Digby scallop fleet resting on mudflats during low tide in the Bay of Fundy

Digby Neck and the whales

South of town, Digby Neck is a long, narrow finger of land stretching into the Bay of Fundy, ending in the islands of Long Island and Brier Island. I drove it on a whim, following signs for whale watching, and it turned into one of the best afternoons I’ve had in Atlantic Canada. The waters off Brier Island are a feeding ground for finback and humpback whales through the summer, drawn by the nutrient upwelling the Fundy tides create, and our boat — a small outfit run by a family who’d clearly been doing this for generations — found a pair of humpbacks within forty minutes, close enough that the spray from their blowholes drifted onto the deck. Nobody on board, guides included, stopped being delighted by it, which told me something about how this place regards its own wildlife.
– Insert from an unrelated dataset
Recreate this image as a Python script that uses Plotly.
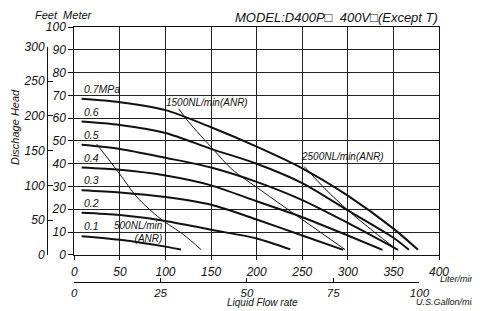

A humpback whale breaching in the fog-covered waters off Digby Neck

The Annapolis Basin

Back in town, the Annapolis Basin at dusk is its own kind of theatre — the fog thickens, the lights of the fleet blur into soft halos, and the Digby Pines resort sits above it all like it’s watching over the harbour. I ate scallops three nights running and did not once regret it. The Wharf Rat Rally, a massive motorcycle gathering held every Labour Day weekend, apparently turns the town briefly upside down, but I came in the quieter shoulder season and got the version of Digby that felt more honest — a working port, doing what it’s always done, indifferent to whether anyone’s watching.

When to go: July through September for the calmest whale-watching conditions and the peak of scallop season; expect fog regardless of month, it’s part of the deal on the Fundy coast.